◆ Exercise
Return each line of the listing below, unchanged, and omit the images.

◆ Data segment
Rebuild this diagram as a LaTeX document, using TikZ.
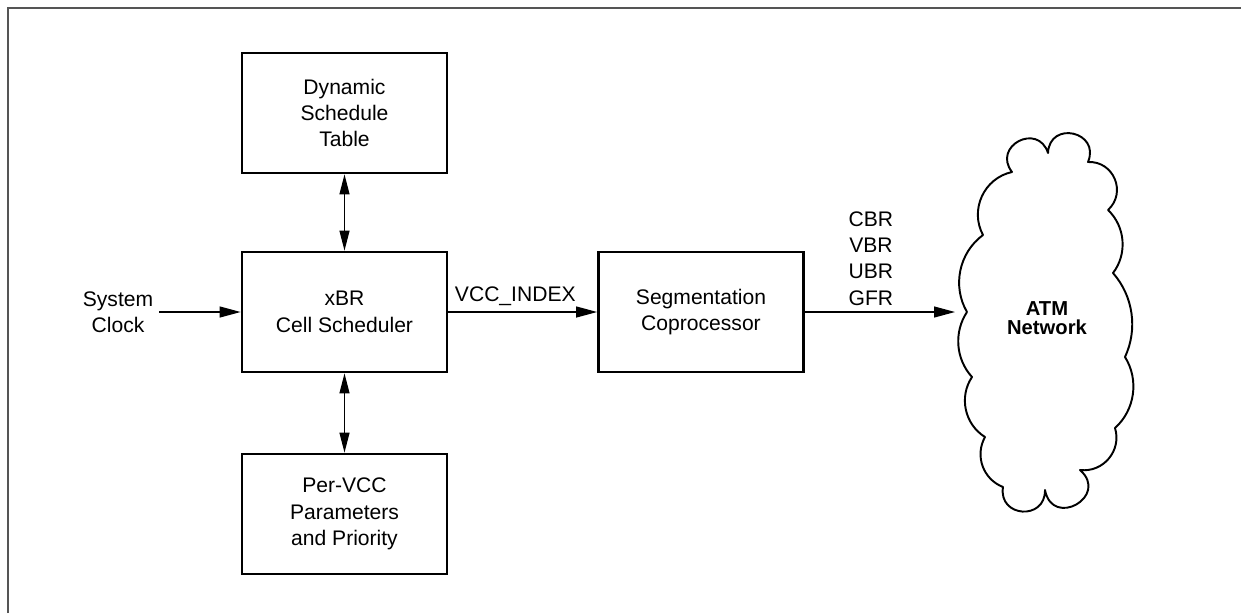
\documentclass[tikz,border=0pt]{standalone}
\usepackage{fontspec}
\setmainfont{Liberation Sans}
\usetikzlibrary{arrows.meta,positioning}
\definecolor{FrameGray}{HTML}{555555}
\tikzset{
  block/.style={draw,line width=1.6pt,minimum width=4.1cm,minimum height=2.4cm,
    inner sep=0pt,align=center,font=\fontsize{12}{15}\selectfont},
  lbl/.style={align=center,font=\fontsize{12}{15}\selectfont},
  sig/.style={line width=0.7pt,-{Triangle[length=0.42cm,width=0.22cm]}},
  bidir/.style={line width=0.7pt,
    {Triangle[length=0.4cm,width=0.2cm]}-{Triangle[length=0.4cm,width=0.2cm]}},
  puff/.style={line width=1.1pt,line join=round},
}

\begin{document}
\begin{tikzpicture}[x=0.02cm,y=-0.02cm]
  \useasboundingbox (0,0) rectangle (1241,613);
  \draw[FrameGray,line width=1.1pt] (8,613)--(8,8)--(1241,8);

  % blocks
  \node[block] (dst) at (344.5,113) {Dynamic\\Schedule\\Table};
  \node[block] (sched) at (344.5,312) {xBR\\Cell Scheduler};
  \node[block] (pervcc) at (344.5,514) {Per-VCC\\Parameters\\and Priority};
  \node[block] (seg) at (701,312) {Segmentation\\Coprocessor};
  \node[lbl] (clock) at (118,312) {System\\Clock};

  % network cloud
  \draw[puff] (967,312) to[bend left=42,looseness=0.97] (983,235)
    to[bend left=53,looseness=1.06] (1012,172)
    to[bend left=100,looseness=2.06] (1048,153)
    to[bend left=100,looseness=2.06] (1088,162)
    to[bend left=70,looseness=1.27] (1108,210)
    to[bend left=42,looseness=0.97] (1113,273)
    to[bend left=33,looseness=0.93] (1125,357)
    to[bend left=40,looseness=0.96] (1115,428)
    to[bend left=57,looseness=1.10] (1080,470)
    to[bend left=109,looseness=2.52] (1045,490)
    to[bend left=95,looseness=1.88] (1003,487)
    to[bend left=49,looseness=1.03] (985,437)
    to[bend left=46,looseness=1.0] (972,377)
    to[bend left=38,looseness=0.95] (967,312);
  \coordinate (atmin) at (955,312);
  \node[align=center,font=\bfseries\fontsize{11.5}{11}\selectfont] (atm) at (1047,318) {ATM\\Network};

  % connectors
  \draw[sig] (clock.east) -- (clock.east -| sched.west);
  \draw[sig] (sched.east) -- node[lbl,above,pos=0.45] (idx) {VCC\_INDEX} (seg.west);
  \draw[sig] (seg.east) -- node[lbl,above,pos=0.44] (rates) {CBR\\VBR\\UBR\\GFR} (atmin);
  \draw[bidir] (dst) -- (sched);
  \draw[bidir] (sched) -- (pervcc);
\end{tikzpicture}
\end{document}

◆ Answer for the task
Rebuild this diagram as a LaTeX document, using TikZ.
\documentclass[tikz,border=0pt]{standalone}
\usepackage{fontspec}
\setmainfont{Liberation Sans}
\usetikzlibrary{arrows.meta,positioning}
\definecolor{FrameGray}{HTML}{555555}
\tikzset{
  block/.style={draw,line width=1.6pt,minimum width=4.1cm,minimum height=2.4cm,
    inner sep=0pt,align=center,font=\fontsize{12}{15}\selectfont},
  lbl/.style={align=center,font=\fontsize{12}{15}\selectfont},
  sig/.style={line width=0.7pt,-{Triangle[length=0.42cm,width=0.22cm]}},
  bidir/.style={line width=0.7pt,
    {Triangle[length=0.4cm,width=0.2cm]}-{Triangle[length=0.4cm,width=0.2cm]}},
  puff/.style={line width=1.1pt,line join=round},
}

\begin{document}
\begin{tikzpicture}[x=0.02cm,y=-0.02cm]
  \useasboundingbox (0,0) rectangle (1241,613);
  \draw[FrameGray,line width=1.1pt] (8,613)--(8,8)--(1241,8);

  % blocks
  \node[block] (dst) at (344.5,113) {Dynamic\\Schedule\\Table};
  \node[block] (sched) at (344.5,312) {xBR\\Cell Scheduler};
  \node[block] (pervcc) at (344.5,514) {Per-VCC\\Parameters\\and Priority};
  \node[block] (seg) at (701,312) {Segmentation\\Coprocessor};
  \node[lbl] (clock) at (118,312) {System\\Clock};

  % network cloud
  \draw[puff] (967,312) to[bend left=42,looseness=0.97] (983,235)
    to[bend left=53,looseness=1.06] (1012,172)
    to[bend left=100,looseness=2.06] (1048,153)
    to[bend left=100,looseness=2.06] (1088,162)
    to[bend left=70,looseness=1.27] (1108,210)
    to[bend left=42,looseness=0.97] (1113,273)
    to[bend left=33,looseness=0.93] (1125,357)
    to[bend left=40,looseness=0.96] (1115,428)
    to[bend left=57,looseness=1.10] (1080,470)
    to[bend left=109,looseness=2.52] (1045,490)
    to[bend left=95,looseness=1.88] (1003,487)
    to[bend left=49,looseness=1.03] (985,437)
    to[bend left=46,looseness=1.0] (972,377)
    to[bend left=38,looseness=0.95] (967,312);
  \coordinate (atmin) at (955,312);
  \node[align=center,font=\bfseries\fontsize{11.5}{11}\selectfont] (atm) at (1047,318) {ATM\\Network};

  % connectors
  \draw[sig] (clock.east) -- (clock.east -| sched.west);
  \draw[sig] (sched.east) -- node[lbl,above,pos=0.45] (idx) {VCC\_INDEX} (seg.west);
  \draw[sig] (seg.east) -- node[lbl,above,pos=0.44] (rates) {CBR\\VBR\\UBR\\GFR} (atmin);
  \draw[bidir] (dst) -- (sched);
  \draw[bidir] (sched) -- (pervcc);
\end{tikzpicture}
\end{document}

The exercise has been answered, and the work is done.